La libertad de lo esencial

—¿Cómo escuchás aquello que querés contar? ¿Cómo te das cuenta de qué relato es el próximo?

—Pasajes es una película reactiva. Como todo el mundo, estuve encerrado en pandemia, y me di cuenta de que no tenía un mundo donde ser competente, donde estar, donde mostrarme, y eso empezó un proceso de depresión. Por eso, quizá, la primera película que hice apenas el mundo se abrió, sentí que podía ser más salvaje, que podía mostrarme de una manera donde entraran en juego mis experiencias, mi madurez a la hora de determinados temas (la pareja, el amor, entender el poder económico como un factor importante en cualquier vínculo, sobre todo de esta naturaleza), mi propio vínculo con la idea de poder que genera el poder contar, o la necesidad de quererlo todo. Sentí que podía tomar riesgos de una forma descarnada, y que lo necesitaba, y por suerte entonces todos los involucrados en la película eran los perfectos cómplices para ello.
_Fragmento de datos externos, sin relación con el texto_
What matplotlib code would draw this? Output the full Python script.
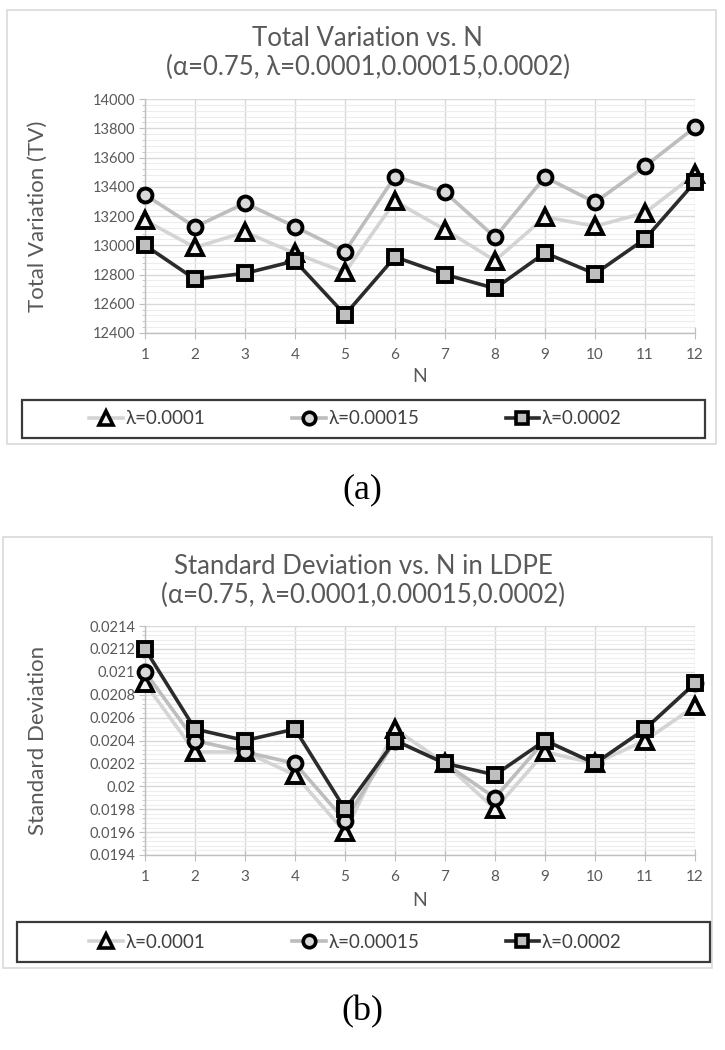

Tenía la necesidad de protagonistas fuertes, que fueran capaces de capturar momentos de cotidianidad demoledores, y esos momentos de extraordinaria belleza que todos tenemos. La forma en que lo cotidiano se convierte en lo extraordinario, muchas veces, tienen que ver con alguien, es decir, con quien lo ve. Acá es fácil ver esos momentos. Lo difícil es lograr que no sean solo un gesto del director, sino que sean fundamentales en cómo los protagonistas se vinculan. Por eso, por ejemplo, aquí hay momentos como el del baile, donde ella baila, y nosotros, público y protagonista, la vemos y vemos algo sumamente bello, fuera de toda normalidad, deslumbrante.